● **What this task involves**
Leave out the pictures and print only the lines from the one with "Give me the" through the one with "from matplotlib.patches import Rectangle", exactly as they are.

- - -

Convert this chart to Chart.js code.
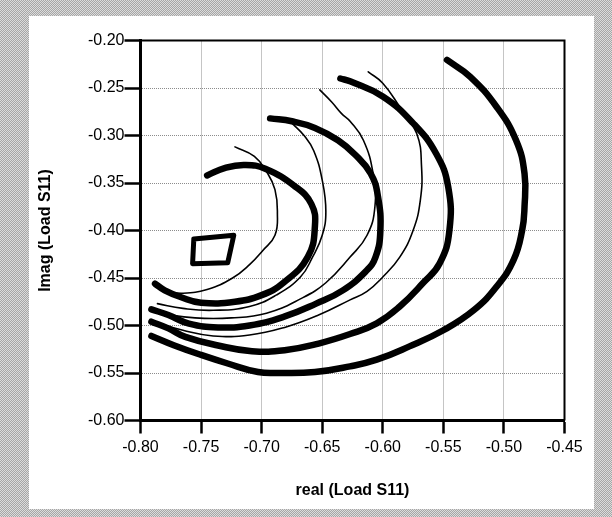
<!DOCTYPE html>
<html>
<head>
<meta charset="utf-8">
<script src="https://cdn.jsdelivr.net/npm/chart.js@4"></script>
<style>
  html, body { margin: 0; padding: 0; }
  body {
    width: 612px; height: 517px; position: relative; overflow: hidden;
    background: repeating-conic-gradient(#a6a6a6 0 25%, #dcdcdc 0 50%) 0 0 / 2px 2px;
  }
  .panel { position: absolute; left: 29px; top: 16px; width: 565px; height: 493px; background: #fff; }
  .wrap { position: absolute; left: 0; top: 0; width: 612px; height: 517px; }
</style>
</head>
<body>
<div class="panel"></div>
<div class="wrap"><canvas id="chart" width="612" height="517"></canvas></div>
<script>
// axis ticks
const xTicks = [-0.80, -0.75, -0.70, -0.65, -0.60, -0.55, -0.50, -0.45];
const yTicks = [-0.60, -0.55, -0.50, -0.45, -0.40, -0.35, -0.30, -0.25, -0.20];

// contours (real, imag)
const contourAx = [-0.745, -0.730, -0.714, -0.697, -0.672, -0.659, -0.656, -0.662, -0.682, -0.700, -0.722, -0.750, -0.767, -0.780, -0.788];
const contourAy = [-0.342, -0.334, -0.331, -0.335, -0.354, -0.372, -0.395, -0.428, -0.455, -0.468, -0.475, -0.476, -0.470, -0.463, -0.456];

const contourBx = [-0.722, -0.706, -0.696, -0.689, -0.687, -0.689, -0.699, -0.710, -0.724, -0.745, -0.765, -0.780];
const contourBy = [-0.312, -0.322, -0.338, -0.357, -0.382, -0.405, -0.421, -0.436, -0.450, -0.462, -0.466, -0.464];

const contourCx = [-0.693, -0.675, -0.656, -0.637, -0.623, -0.610, -0.604, -0.602, -0.606, -0.614, -0.633, -0.655, -0.682, -0.710, -0.736, -0.760, -0.777, -0.791];
const contourCy = [-0.282, -0.285, -0.292, -0.305, -0.320, -0.340, -0.364, -0.400, -0.428, -0.443, -0.463, -0.477, -0.491, -0.500, -0.502, -0.498, -0.489, -0.483];

const contourB2x = [-0.675, -0.665, -0.657, -0.650, -0.647, -0.650, -0.658, -0.668, -0.688, -0.710, -0.740, -0.765, -0.786];
const contourB2y = [-0.287, -0.300, -0.316, -0.347, -0.380, -0.405, -0.428, -0.449, -0.468, -0.480, -0.484, -0.482, -0.477];

const contourC2x = [-0.652, -0.642, -0.634, -0.627, -0.616, -0.608, -0.6065, -0.613, -0.627, -0.647, -0.668, -0.696, -0.725, -0.755, -0.786];
const contourC2y = [-0.252, -0.265, -0.277, -0.285, -0.305, -0.340, -0.375, -0.405, -0.428, -0.455, -0.472, -0.487, -0.492, -0.492, -0.487];

const contourDx = [-0.635, -0.627, -0.600, -0.575, -0.556, -0.546, -0.545, -0.553, -0.567, -0.586, -0.605, -0.627, -0.653, -0.681, -0.708, -0.736, -0.763, -0.777, -0.791];
const contourDy = [-0.240, -0.243, -0.259, -0.287, -0.319, -0.354, -0.400, -0.4345, -0.4556, -0.480, -0.4977, -0.509, -0.519, -0.526, -0.527, -0.521, -0.512, -0.503, -0.496];

const contourD2x = [-0.612, -0.600, -0.586, -0.572, -0.568, -0.569, -0.575, -0.586, -0.600, -0.613, -0.627, -0.653, -0.681, -0.710, -0.740, -0.765, -0.787];
const contourD2y = [-0.233, -0.245, -0.270, -0.298, -0.333, -0.368, -0.400, -0.428, -0.449, -0.464, -0.473, -0.489, -0.502, -0.510, -0.511, -0.505, -0.497];

const contourEx = [-0.547, -0.528, -0.506, -0.490, -0.483, -0.483, -0.485, -0.492, -0.506, -0.525, -0.550, -0.578, -0.605, -0.627, -0.656, -0.686, -0.703, -0.728, -0.750, -0.772, -0.791];
const contourEy = [-0.2205, -0.238, -0.270, -0.305, -0.340, -0.375, -0.400, -0.431, -0.459, -0.484, -0.505, -0.522, -0.536, -0.543, -0.549, -0.550, -0.549, -0.540, -0.531, -0.521, -0.511];

const diamondX = [-0.756, -0.723, -0.728, -0.757, -0.756];
const diamondY = [-0.409, -0.405, -0.434, -0.435, -0.409];

const zip = (xs, ys) => xs.map((x, i) => ({ x: x, y: ys[i] }));

const line = (xs, ys, width, tension) => ({
    data: zip(xs, ys),
    showLine: true,
    borderColor: '#000',
    borderWidth: width,
    borderCapStyle: 'round',
    borderJoinStyle: 'round',
    pointRadius: 0,
    tension: tension
});

const THICK = 6.5;
const THIN = 1.6;
const SMOOTH = 0.45;

// black frame on top / right of the plot
const frame = {
    id: 'frame',
    afterDatasetsDraw(chart) {
        const { ctx, chartArea: a } = chart;
        ctx.save();
        ctx.strokeStyle = '#000';
        ctx.lineWidth = 2;
        ctx.beginPath();
        ctx.moveTo(a.left, a.top);
        ctx.lineTo(a.right, a.top);
        ctx.lineTo(a.right, a.bottom);
        ctx.stroke();
        ctx.restore();
    }
};

const font = { family: "'Liberation Sans', Arial, sans-serif", size: 16 };

new Chart(document.getElementById('chart').getContext('2d'), {
    type: 'scatter',
    data: {
        datasets: [
            line(contourEx, contourEy, THICK, SMOOTH),
            line(contourDx, contourDy, THICK, SMOOTH),
            line(contourD2x, contourD2y, THIN, SMOOTH),
            line(contourCx, contourCy, THICK, SMOOTH),
            line(contourC2x, contourC2y, THIN, SMOOTH),
            line(contourB2x, contourB2y, THIN, SMOOTH),
            line(contourAx, contourAy, THICK, SMOOTH),
            line(contourBx, contourBy, THIN, SMOOTH),
            line(diamondX, diamondY, 5, 0)
        ]
    },
    options: {
        responsive: false,
        animation: false,
        layout: { padding: { left: 0, top: 40.5, right: 47.5, bottom: 0 } },
        plugins: { legend: { display: false }, tooltip: { enabled: false } },
        scales: {
            x: {
                type: 'linear',
                min: -0.80,
                max: -0.45,
                afterBuildTicks: s => { s.ticks = xTicks.map(v => ({ value: v })); },
                afterFit: s => { s.height = 96.5; },
                ticks: {
                    color: '#000',
                    font: font,
                    padding: 4,
                    maxRotation: 0,
                    callback: v => v.toFixed(2)
                },
                grid: {
                    color: '#8c8c8c',
                    lineWidth: 1,
                    tickLength: 13,
                    tickColor: '#000',
                    tickWidth: 2.5
                },
                border: { color: '#000', width: 3, dash: [1, 1] },
                title: {
                    display: true,
                    text: 'real (Load S11)',
                    color: '#000',
                    font: { family: font.family, size: 16, weight: 'bold' },
                    padding: { top: 0, bottom: 17 }
                }
            },
            y: {
                type: 'linear',
                min: -0.60,
                max: -0.20,
                afterBuildTicks: s => { s.ticks = yTicks.map(v => ({ value: v })); },
                afterFit: s => { s.width = 140.5; },
                ticks: {
                    color: '#000',
                    font: font,
                    padding: 0,
                    callback: v => v.toFixed(2)
                },
                grid: {
                    color: '#8c8c8c',
                    lineWidth: 1,
                    tickLength: 16,
                    tickColor: '#000',
                    tickWidth: 2.5
                },
                border: { color: '#000', width: 3, dash: [1, 1] },
                title: {
                    display: true,
                    text: 'Imag (Load S11)',
                    color: '#000',
                    font: { family: font.family, size: 16, weight: 'bold' },
                    padding: { top: 36, bottom: 0 }
                }
            }
        }
    },
    plugins: [frame]
});
</script>
</body>
</html>
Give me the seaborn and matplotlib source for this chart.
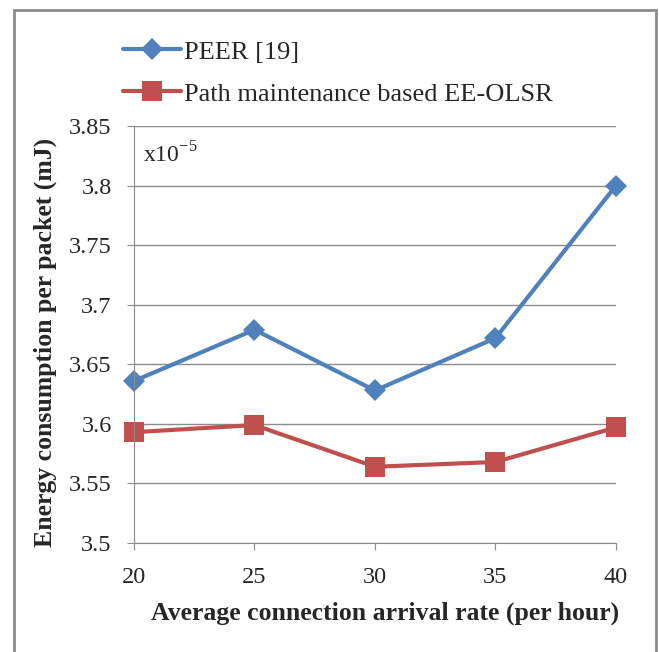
import matplotlib
matplotlib.use("Agg")
import matplotlib.pyplot as plt
import seaborn as sns
import pandas as pd
from matplotlib.patches import Rectangle

# datos
rate = [20, 25, 30, 35, 40]
peer = [3.636, 3.679, 3.628, 3.672, 3.800]
ee_olsr = [3.593, 3.599, 3.564, 3.568, 3.597]
series_names = ["PEER [19]", "Path maintenance based EE-OLSR"]
yticks = [3.5, 3.55, 3.6, 3.65, 3.7, 3.75, 3.8, 3.85]
ytick_labels = ["3.5", "3.55", "3.6", "3.65", "3.7", "3.75", "3.8", "3.85"]

datos = pd.DataFrame({
    "rate": rate * 2,
    "energy": peer + ee_olsr,
    "serie": [series_names[0]] * 5 + [series_names[1]] * 5,
})

sns.set_style("white")
plt.rcParams["font.family"] = ["Liberation Serif", "DejaVu Serif"]

fig = plt.figure(figsize=(6.59, 6.52), dpi=100)
ax = fig.add_axes([0.2033, 0.1672, 0.7314, 0.6395])

colores = {series_names[0]: "#4F81BD", series_names[1]: "#C0504D"}
sns.lineplot(data=datos, x="rate", y="energy", hue="serie", style="serie",
             palette=colores, markers={series_names[0]: "D", series_names[1]: "s"},
             dashes=False, linewidth=3, markersize=11, markeredgewidth=0,
             ax=ax)
# el cuadrado un poco mas grande
for ln in ax.get_lines():
    if ln.get_marker() == "s":
        ln.set_markersize(14.5)

ax.set_xlim(20, 40)
ax.set_ylim(3.5, 3.85)
ax.set_xticks(rate)
ax.set_xticklabels([str(r) for r in rate], fontsize=17.5)
ax.set_yticks(yticks)
ax.set_yticklabels(ytick_labels, fontsize=17.5)
ax.yaxis.grid(True, color="#8c8c8c", linewidth=1)
ax.xaxis.grid(False)
for s in ["top", "right"]:
    ax.spines[s].set_visible(False)
ax.spines["left"].set_color("#8c8c8c")
ax.spines["bottom"].set_color("#8c8c8c")
ax.tick_params(axis="both", which="both", direction="out", length=5,
               color="#8c8c8c", left=True, bottom=True)
ax.tick_params(axis="y", pad=11)
ax.tick_params(axis="x", pad=12)
for ln in ax.get_lines():
    ln.set_clip_on(False)

ax.set_xlabel("Average connection arrival rate (per hour)", fontsize=18.5,
              fontweight="bold")
ax.set_ylabel("Energy consumption per packet (mJ)", fontsize=18.5,
              fontweight="bold")
ax.yaxis.set_label_coords(-0.16, 0.48)
ax.xaxis.set_label_coords(0.52, -0.141)

ax.text(0.018, 0.93, r"x10$^{\mathregular{-5}}$", transform=ax.transAxes,
        fontsize=17, va="center", ha="left")

leg = ax.legend(loc="upper left", bbox_to_anchor=(-0.023, 1.206), frameon=False,
                fontsize=19, handlelength=2.2, handletextpad=0.1,
                labelspacing=0.7, borderaxespad=0, borderpad=0)

# marco exterior
fig.patches.append(Rectangle((14 / 659, -0.05), 642 / 659, 1 - 10 / 652 + 0.05,
                             transform=fig.transFigure, fill=False,
                             edgecolor="#8c8c8c", linewidth=2, zorder=0))

plt.savefig("out.png", dpi=100)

- - -

● **Answer to the problem**
Give me the seaborn and matplotlib source for this chart.
import matplotlib
matplotlib.use("Agg")
import matplotlib.pyplot as plt
import seaborn as sns
import pandas as pd
from matplotlib.patches import Rectangle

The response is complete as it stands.